If you isolate the main contract (service agreement) from Discovery, if anything happens during Discovery that causes you to rethink the vendor or SI decision, you aren’t then committed to the full project costs and it’s much easier to exit and rethink the project delivery. The outputs will be reusable by another vendor and/or SI partner, so it’s not sunk cost.

Phase 5 – Development

I’ll keep this brief as this is where the technical teams take over. A few key points:

  • Development is split into sprints – mini phases to release functionality continuously.
  • Each sprint follows a strict control process and is reviewed in detail to ensure any functional issues are flagged and fixed.
  • Reports are provided to flag progress against the project plan and identify if additional resource is required to meet milestones.
  • UAT (User Acceptance Testing) is often aligned to sprints, so the business stakeholders do UAT for functionality released in each sprint.

The most important insight for business users is this; development is not the time to switch off, sit back and wait until pre-launch UAT.

You need to stay engaged, check that business functionality is being delivered according to the agreed user stories and functional specification, and check if there are any changes to the in-scope deliverables that impact your area of the business.

Phase 6 – Go live stabilisation

Warning:

Set realistic expectations!

All new platforms experience a degree of turbulence when they move from development into live production.

Why?

It’s a complex code base with integrations into other systems and it’s the first time it’s in the wild with real users hammering the database and features.

Don’t panic!

This is where your Change Management work stream comes to your rescue. You can’t avoid issues but you can identify risk and put smart mitigation plans in place to minimise disruption. For example, having an end-to-end roll back plan that enables you to roll back to the old platform if there are any business critical failures e.g. users can’t place orders.

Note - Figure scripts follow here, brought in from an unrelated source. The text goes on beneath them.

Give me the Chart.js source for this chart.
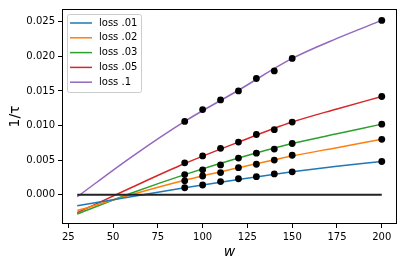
<!DOCTYPE html>
<html>
<head>
<meta charset="utf-8">
<script src="https://cdn.jsdelivr.net/npm/chart.js@4"></script>
<style>
  body { margin: 0; background: #fff; }
  #wrap { width: 403px; height: 266px; }
</style>
</head>
<body>
<div id="wrap"><canvas id="chart" width="403" height="266"></canvas></div>
<script>
// measured points
const wPoints = [90, 100, 110, 120, 130, 140, 150, 200];
const loss01 = [0.0010, 0.0014, 0.0019, 0.0023, 0.0026, 0.0030, 0.0033, 0.0048];
const loss02 = [0.0020, 0.0027, 0.0032, 0.0039, 0.0044, 0.0050, 0.0057, 0.0080];
const loss03 = [0.0029, 0.0036, 0.0043, 0.0053, 0.0060, 0.0066, 0.0074, 0.0102];
const loss05 = [0.0046, 0.0056, 0.0067, 0.0076, 0.0087, 0.0094, 0.0105, 0.0142];
const loss1  = [0.0106, 0.0123, 0.0137, 0.0150, 0.0168, 0.0179, 0.0197, 0.0252];

// fitted curves
const wFit = [30, 60, 90, 120, 150, 175, 200];
const fit01 = [-0.0016, -0.0003, 0.0010, 0.0022, 0.0033, 0.0041, 0.0048];
const fit02 = [-0.0023, 0.0000, 0.0021, 0.0039, 0.0056, 0.0068, 0.0080];
const fit03 = [-0.0028, 0.0002, 0.0029, 0.0053, 0.0074, 0.0088, 0.0102];
const fit05 = [-0.0026, 0.0010, 0.0045, 0.0076, 0.0105, 0.0124, 0.0142];
const fit1  = [-0.0003, 0.0054, 0.0106, 0.0151, 0.0197, 0.0226, 0.0252];

const zeroW = [30, 200];
const zeroY = [0, 0];

const labels = ['loss .01', 'loss .02', 'loss .03', 'loss .05', 'loss .1'];
const colors = ['#1f77b4', '#ff7f0e', '#2ca02c', '#d62728', '#9467bd'];

const xTicks = [25, 50, 75, 100, 125, 150, 175, 200];
const yTicks = [0, 0.005, 0.010, 0.015, 0.020, 0.025];

const fits = [fit01, fit02, fit03, fit05, fit1];
const pts = [loss01, loss02, loss03, loss05, loss1];

function xy(xs, ys) { return xs.map((x, i) => ({ x: x, y: ys[i] })); }

const datasets = [];
fits.forEach((f, i) => {
  datasets.push({
    label: labels[i],
    data: xy(wFit, f),
    showLine: true,
    borderColor: colors[i],
    borderWidth: 1.5,
    pointRadius: 0,
    cubicInterpolationMode: 'monotone',
    order: 3
  });
});
datasets.push({
  label: 'zero',
  data: xy(zeroW, zeroY),
  showLine: true,
  borderColor: '#222',
  borderWidth: 2,
  pointRadius: 0,
  order: 2
});
pts.forEach((p, i) => {
  datasets.push({
    label: labels[i] + ' pts',
    data: xy(wPoints, p),
    showLine: false,
    pointRadius: 3.4,
    pointBackgroundColor: '#000',
    pointBorderWidth: 0,
    order: 1
  });
});

const frameAndLegend = {
  id: 'frameAndLegend',
  afterDraw(chart) {
    const { ctx, chartArea: a } = chart;
    ctx.save();
    ctx.strokeStyle = '#000';
    ctx.lineWidth = 1;
    ctx.strokeRect(a.left + 0.5, a.top + 0.5, a.right - a.left - 1, a.bottom - a.top - 1);

    // legend box
    const bx = a.left + 5.5, by = a.top + 5.5, bw = 74, bh = 78;
    ctx.beginPath();
    ctx.roundRect(bx, by, bw, bh, 2);
    ctx.fillStyle = 'rgba(255,255,255,0.8)';
    ctx.fill();
    ctx.strokeStyle = '#cccccc';
    ctx.stroke();
    ctx.font = '10px "DejaVu Sans"';
    ctx.textBaseline = 'middle';
    labels.forEach((lab, i) => {
      const y = a.top + 14 + i * 14.8;
      ctx.beginPath();
      ctx.moveTo(a.left + 8, y);
      ctx.lineTo(a.left + 30, y);
      ctx.strokeStyle = colors[i];
      ctx.lineWidth = 1.5;
      ctx.stroke();
      ctx.fillStyle = '#000';
      ctx.fillText(lab, a.left + 37, y);
    });
    ctx.restore();
  }
};

Chart.defaults.font.family = '"DejaVu Sans"';
Chart.defaults.font.size = 10;
Chart.defaults.color = '#000';

new Chart(document.getElementById('chart'), {
  type: 'scatter',
  data: { datasets: datasets },
  options: {
    responsive: false,
    animation: false,
    devicePixelRatio: 1,
    layout: { padding: { top: 6, right: 6, left: 0, bottom: 0 } },
    plugins: { legend: { display: false }, tooltip: { enabled: false } },
    scales: {
      x: {
        type: 'linear',
        min: 21.5,
        max: 208.5,
        afterBuildTicks: s => { s.ticks = xTicks.map(v => ({ value: v })); },
        afterFit: s => { s.height = 42; },
        border: { display: false },
        grid: { drawOnChartArea: false, color: '#000', tickLength: 4 },
        ticks: { padding: 3, maxRotation: 0, callback: v => v },
        title: { display: true, text: 'w', font: { size: 14, style: 'italic' }, padding: { top: 0, bottom: 5 } }
      },
      y: {
        type: 'linear',
        min: -0.00424,
        max: 0.02685,
        afterBuildTicks: s => { s.ticks = yTicks.map(v => ({ value: v })); },
        afterFit: s => { s.width = 62; },
        border: { display: false },
        grid: { drawOnChartArea: false, color: '#000', tickLength: 4 },
        ticks: { padding: 3, callback: v => v.toFixed(3) },
        title: { display: true, text: '1/τ', font: { size: 14 }, padding: { top: 7, bottom: 0 } }
      }
    }
  },
  plugins: [frameAndLegend]
});
</script>
</body>
</html>
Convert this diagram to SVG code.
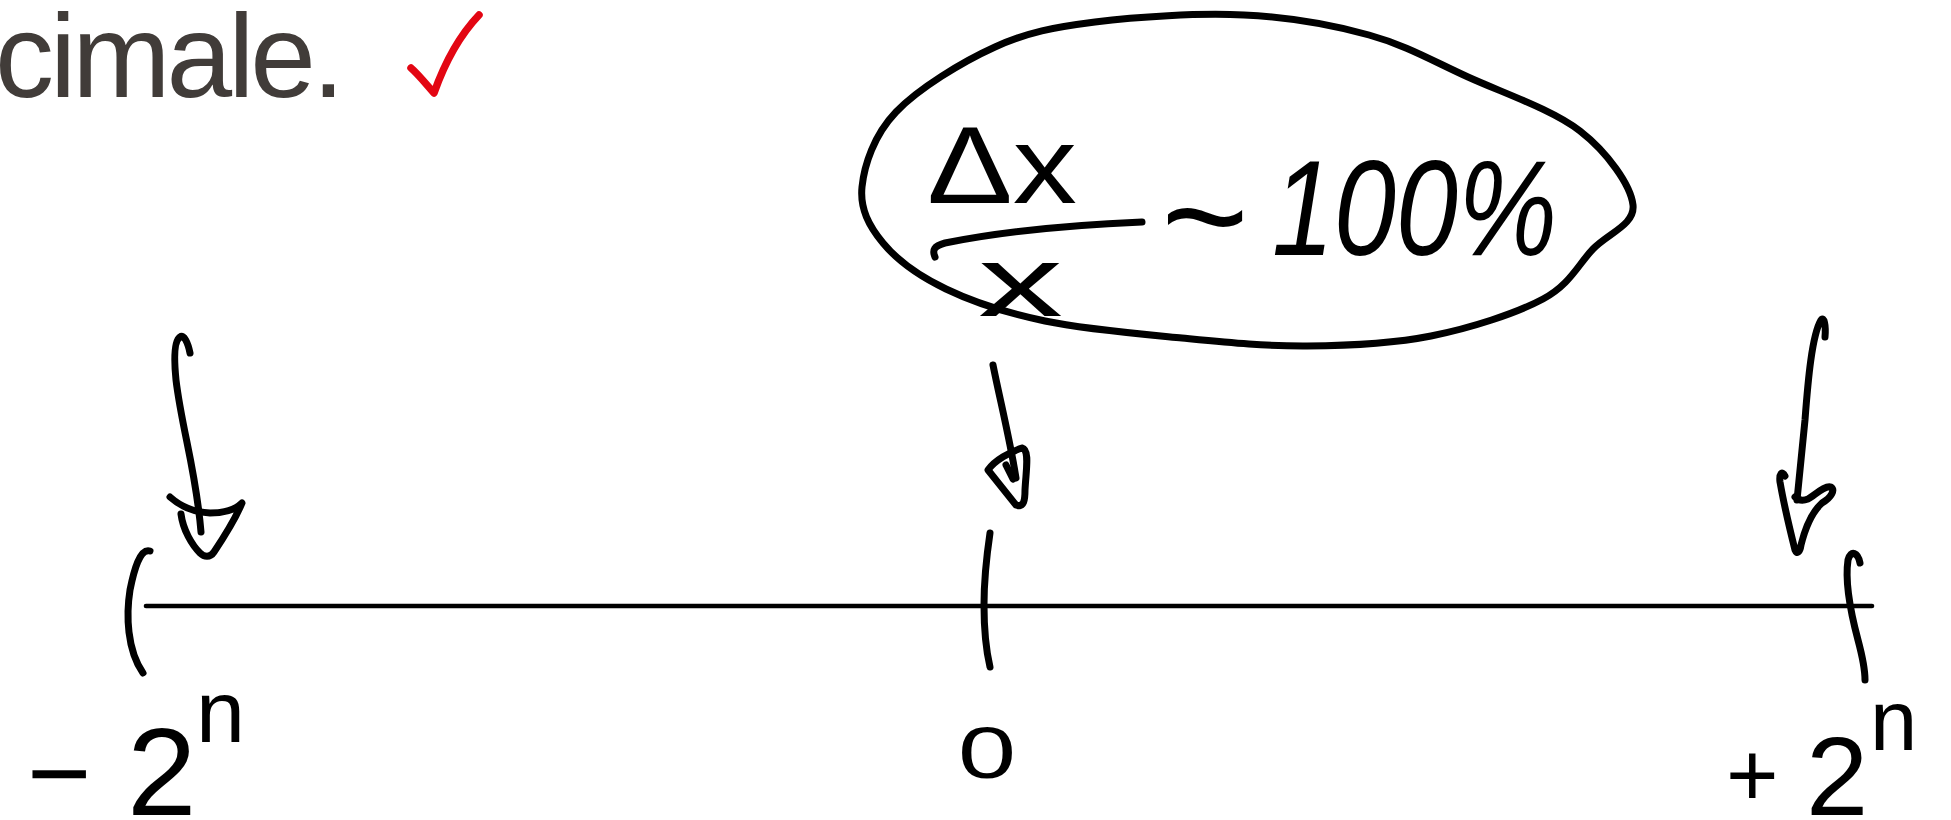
<svg xmlns="http://www.w3.org/2000/svg" width="1951" height="820" viewBox="0 0 1951 820">
<style>
.hand{fill:none;stroke:#000;stroke-width:7;stroke-linecap:round;stroke-linejoin:round}
.axis{fill:none;stroke:#000;stroke-width:4.6;stroke-linecap:round}
.lbl{font-family:"Liberation Sans",Arial,sans-serif;fill:#000}
</style>
<rect width="1951" height="820" fill="#fff"/>
<g id="heading">
<text x="-5" y="97" font-family="Liberation Sans, Arial, sans-serif" font-size="118" letter-spacing="-4" fill="#413c39">cimale.</text>
<path d="M411,68 C418,74 426,84 434,93 C445,62 460,35 479,15" fill="none" stroke="#e30613" stroke-width="7.5" stroke-linecap="round" stroke-linejoin="round"/>
</g>
<g id="note">
<path class="hand" d="M862,187 C864.2,165.2 873.8,135.3 896,112 C918.2,88.7 961.8,62 995,47 C1028.2,32 1053.5,27.3 1095,22 C1136.5,16.7 1198.3,12.8 1244,15 C1289.7,17.2 1331.7,24.7 1369,35 C1406.3,45.3 1432.8,61 1468,77 C1503.2,93 1552.5,109.7 1580,131 C1607.5,152.3 1630.8,185.3 1633,205 C1635.2,224.7 1608,233.3 1593,249 C1578,264.7 1570,284.5 1543,299 C1516,313.5 1470.3,328.2 1431,336 C1391.7,343.8 1348.5,345.7 1307,346 C1265.5,346.3 1225.7,342.2 1182,338 C1138.3,333.8 1084.3,329.2 1045,321 C1005.7,312.8 973,302 946,289 C919,276 897,260 883,243 C869,226 859.8,208.8 862,187 Z"/>
<path class="hand" d="M935,257 C932,250 934,246 945,243 C1000,232 1070,225 1142,222"/>
<text class="lbl" font-size="110"><tspan x="927" y="203" textLength="150" lengthAdjust="spacingAndGlyphs">Δx</tspan><tspan x="978" y="316" font-size="100" textLength="85" lengthAdjust="spacingAndGlyphs">x</tspan></text>
<text class="lbl" x="1205" y="268" font-size="150" text-anchor="middle">~</text>
<text class="lbl" x="1272" y="255" font-size="135" font-style="italic" textLength="285" lengthAdjust="spacingAndGlyphs">100%</text>
</g>
<g id="axis">
<path class="axis" d="M146,606 L1872,606"/>
<path class="hand" d="M150,551 C140,548 134,570 130,590 C126,615 127,650 143,673"/>
<path class="hand" d="M990,533 C986,560 984,585 984,605 C984,630 986,650 990,667"/>
<path class="hand" d="M1860,563 C1858,553 1851,549 1848,560 C1845,580 1850,610 1858,640 C1862,655 1865,670 1865,680"/>
</g>
<g id="connectors">
<path class="hand" d="M190,353 C188,343 184,334 180,337 C174,341 174,360 176,380 C182,430 196,470 201,532"/>
<path class="hand" d="M170,497 C180,506 192,512 210,513 C225,513 236,509 242,503 C235,520 222,540 214,552 C210,558 204,557 200,553 C192,545 183,530 181,514"/>
<path class="hand" d="M993,365 C1000,400 1010,440 1016,478"/>
<path class="hand" d="M1022,448 C1010,452 995,460 988,470 L1016,505 C1024,508 1025,500 1025,490 C1026,470 1030,450 1022,448 Z"/>
<path class="hand" d="M1006,465 L1013,479"/>
<path class="hand" d="M1825,337 C1826,325 1824,316 1821,320 C1812,335 1808,380 1805,420 C1802,450 1799,480 1797,500"/>
<path class="hand" d="M1785,476 C1782,470 1779,474 1780,482 C1784,505 1790,530 1795,550 C1797,555 1800,552 1801,545 C1806,525 1812,512 1822,503 C1832,497 1835,490 1831,487 C1825,485 1815,495 1808,499 C1803,501 1798,500 1795,497"/>
</g>
<g id="label-min">
<text class="lbl"><tspan x="27" y="811" font-size="110">−</tspan><tspan x="127" y="815" font-size="125">2</tspan><tspan x="196" y="742" font-size="88">n</tspan></text>
</g>
<g id="label-zero">
<text class="lbl" x="958" y="778" font-size="72" textLength="58" lengthAdjust="spacingAndGlyphs">0</text>
</g>
<g id="label-max">
<text class="lbl"><tspan x="1726" y="806" font-size="90">+</tspan><tspan x="1806" y="815" font-size="112">2</tspan><tspan x="1870" y="750" font-size="85">n</tspan></text>
</g>
</svg>
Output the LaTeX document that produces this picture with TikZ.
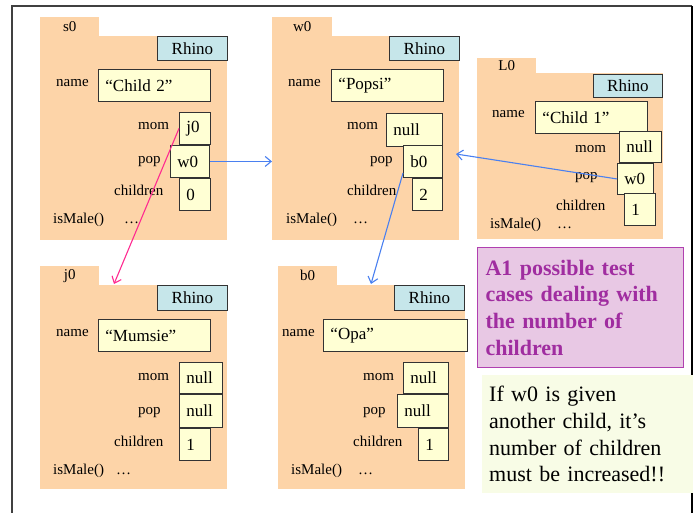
\documentclass[tikz,border=0pt]{standalone}
\usepackage{fontspec}
\setmainfont{Liberation Serif}
\usetikzlibrary{arrows.meta}
\definecolor{peach}{HTML}{FDD4A8}
\definecolor{valfill}{HTML}{FFFFD4}
\definecolor{clsfill}{HTML}{C6E6EA}
\definecolor{boxline}{HTML}{333333}
\definecolor{purfill}{HTML}{E8C8E4}
\definecolor{purline}{HTML}{B040B0}
\definecolor{purtext}{HTML}{A02DA0}
\definecolor{notefill}{HTML}{F8FCE6}
\definecolor{arrblue}{HTML}{4A80F0}
\definecolor{arrpink}{HTML}{FF2A90}
\tikzset{
  body/.style={fill=peach, draw=none, inner sep=0pt, anchor=north west},
  tabbox/.style={fill=peach, draw=none, inner sep=0pt, anchor=north west, font=\fontsize{15}{18}\selectfont},
  clsbox/.style={fill=clsfill, draw=boxline, line width=0.9pt, inner sep=0pt, anchor=north west, font=\fontsize{17}{20}\selectfont},
  valbox/.style={fill=valfill, draw=boxline, line width=0.9pt, inner xsep=7pt, inner ysep=0pt, anchor=north west, align=left, font=\fontsize{17}{20}\selectfont},
  lbl/.style={inner sep=0pt, anchor=base west, font=\fontsize{15}{18}\selectfont},
  blueref/.style={draw=arrblue, line width=1.1pt, -{Straight Barb[length=6pt,width=10pt]}},
  pinkref/.style={draw=arrpink, line width=1.1pt, -{Straight Barb[length=6pt,width=10pt]}}
}
\newcommand\robj[8]{% name, label, tabL, tabTop, tabR, bodyTop, right, bottom
  \pgfmathsetmacro\rw{#5-#3}\pgfmathsetmacro\rh{#6-#4}
  \node[tabbox, minimum width=\rw pt, minimum height=\rh pt] (#1tab) at (#3,#4) {#2};
  \pgfmathsetmacro\rw{#7-#3}\pgfmathsetmacro\rh{#8-#6}
  \node[body, minimum width=\rw pt, minimum height=\rh pt] (#1obj) at (#3,#6) {};
}
\newcommand\clsnode[5]{% name, x1, y1, x2, y2
  \pgfmathsetmacro\rw{#4-#2}\pgfmathsetmacro\rh{#5-#3}
  \node[clsbox, minimum width=\rw pt, minimum height=\rh pt] (#1) at (#2,#3) {Rhino};
}
\newcommand\valnode[6]{% name, x1, y1, x2, y2, text
  \pgfmathsetmacro\rw{#4-#2-14}\pgfmathsetmacro\rh{#5-#3}
  \node[valbox, text width=\rw pt, minimum height=\rh pt] (#1) at (#2,#3) {#6};
}
\begin{document}
\begin{tikzpicture}[x=1pt,y=-1pt]
\useasboundingbox (0,0) rectangle (694,513);
% frame
\draw[color=black!75, line width=1.2pt] (12,513) -- (12,6) -- (692,6);
\draw[color=black, line width=1.2pt] (692,6) -- (692,513);

% ---------- s0 ----------
\robj{s0}{s0}{40}{17}{99}{36}{227}{240}
\clsnode{s0cls}{157}{36}{227}{60}
\node[lbl] (s0namel) at (56,87) {name};
\valnode{s0name}{98}{69}{210}{101}{“Child 2”}
\node[lbl] (s0moml) at (138,130) {mom};
\valnode{s0mom}{179}{112}{210}{144}{j0}
\node[lbl] (s0popl) at (138,164) {pop};
\valnode{s0pop}{170}{145}{209}{177}{w0}
\node[lbl] (s0chl) at (114,196) {children};
\valnode{s0ch}{179}{178}{210}{210}{0}
\node[lbl] (s0ism) at (53,224) {isMale()};
\node[lbl] (s0dots) at (124,224) {…};

% ---------- w0 ----------
\robj{w0}{w0}{272}{17}{332}{36}{459}{240}
\clsnode{w0cls}{389}{36}{459}{60}
\node[lbl] (w0namel) at (288,87) {name};
\valnode{w0name}{331}{69}{443}{101}{“Popsi”}
\node[lbl] (w0moml) at (347,130) {mom};
\valnode{w0mom}{386}{113}{442}{146}{null}
\node[lbl] (w0popl) at (370,164) {pop};
\valnode{w0pop}{403}{145}{442}{177}{b0}
\node[lbl] (w0chl) at (347,196) {children};
\valnode{w0ch}{412}{178}{442}{210}{2}
\node[lbl] (w0ism) at (286,224) {isMale()};
\node[lbl] (w0dots) at (353,224) {…};

% ---------- L0 ----------
\robj{L0}{L0}{477}{58}{536}{73}{663}{239}
\clsnode{L0cls}{593}{74}{662}{97}
\node[lbl] (L0namel) at (492,118) {name};
\valnode{L0name}{535}{101}{647}{133}{“Child 1”}
\node[lbl] (L0moml) at (575,153) {mom};
\valnode{L0mom}{619}{131}{661}{162}{null}
\node[lbl] (L0popl) at (575,180) {pop};
\valnode{L0pop}{617}{163}{653}{194}{w0}
\node[lbl] (L0chl) at (556,211) {children};
\valnode{L0ch}{624}{193}{655}{225}{1}
\node[lbl] (L0ism) at (490,229) {isMale()};
\node[lbl] (L0dots) at (557,229) {…};

% ---------- j0 ----------
\robj{j0}{j0}{40}{266}{99}{285}{227}{489}
\clsnode{j0cls}{157}{285}{227}{310}
\node[lbl] (j0namel) at (56,337) {name};
\valnode{j0name}{98}{319}{210}{351}{“Mumsie”}
\node[lbl] (j0moml) at (138,380) {mom};
\valnode{j0mom}{179}{362}{222}{393}{null}
\node[lbl] (j0popl) at (138,414) {pop};
\valnode{j0pop}{179}{394}{222}{427}{null}
\node[lbl] (j0chl) at (114,446) {children};
\valnode{j0ch}{179}{428}{210}{460}{1}
\node[lbl] (j0ism) at (53,474) {isMale()};
\node[lbl] (j0dots) at (116,474) {…};

% ---------- b0 ----------
\robj{b0}{b0}{278}{266}{337}{285}{465}{489}
\clsnode{b0cls}{394}{285}{464}{310}
\node[lbl] (b0namel) at (282,337) {name};
\valnode{b0name}{323}{319}{467}{351}{“Opa”}
\node[lbl] (b0moml) at (363,380) {mom};
\valnode{b0mom}{403}{362}{448}{393}{null}
\node[lbl] (b0popl) at (363,414) {pop};
\valnode{b0pop}{397}{394}{448}{427}{null}
\node[lbl] (b0chl) at (353,446) {children};
\valnode{b0ch}{418}{428}{448}{460}{1}
\node[lbl] (b0ism) at (291,474) {isMale()};
\node[lbl] (b0dots) at (358,474) {…};

% ---------- notes ----------
\node[fill=purfill, draw=purline, line width=1.2pt, anchor=north west,
      minimum width=206pt, minimum height=120pt, inner xsep=8pt, inner ysep=0pt,
      text width=190pt, align=left, text=purtext,
      font=\fontsize{22}{26.7}\selectfont\bfseries] (a1note) at (477,247)
  {A1 possible test\\cases dealing with\\the number of\\children};
\node[fill=notefill, draw=none, anchor=north west,
      minimum width=211pt, minimum height=118pt, inner xsep=7pt, inner ysep=0pt,
      text width=197pt, align=left,
      font=\fontsize{22}{26.7}\selectfont] (w0note) at (482,375)
  {If w0 is given\\another child, it’s\\number of children\\must be increased!!};

% ---------- references ----------
\coordinate (j0in) at (114,284);
\coordinate (b0in) at (371,284);
\coordinate (w0in) at (456,154);
\draw[pinkref] (s0mom.west) -- (j0in);
\draw[blueref] (s0pop.east) -- (s0pop.east -| w0obj.west);
\draw[blueref] (w0pop.210) -- (b0in);
\draw[blueref] (L0pop.west) -- (w0in);
\end{tikzpicture}
\end{document}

Read this article for more details on what Change Management is for ecommerce replatforming projects and why you need it.

Top tip:

Ensure the project sponsor sets clear expectations with all stakeholders, communicate regularly in the approach to launch and hold daily ‘stand up’ sessions every morning to update people.

Phase 7 – Continuous deployment

Once the new platform is stable and performing well, you will fall back into your business as usual (BAU) cycle of continuous development, working with your SI partner and internal IT team to deliver the business roadmap.

The level of involvement of your SI partner depends upon the scope and capabilities of your internal IT team. Some organisations outsource all technical support to an SI partner, others prefer to self-serve in-house and select a platform that gives them a rich suite of dev ops tools and direct access to control and update the presentation layer (the customer facing website).

Summary and take-aways

Well done, you made it through in one piece!

It’s a lot to take in but that’s deliberate; ecommerce replatforming projects are complex and time consuming. It pays to have a clear understanding of the process flow and the work streams required to do this well.

Key learning points:

  • Replatforming projects can be split into distinct phases.
  • Each phase has a different set of requirements and challenges.
  • Multiple stakeholders are involved, which means managing expectations.
  • Losing focus risks losing time or compromising outputs.
  • Good governance is essential to minimise risk.
  • An experienced project manager is required to ensure the project is kept on track and adheres to the agreed governance criteria.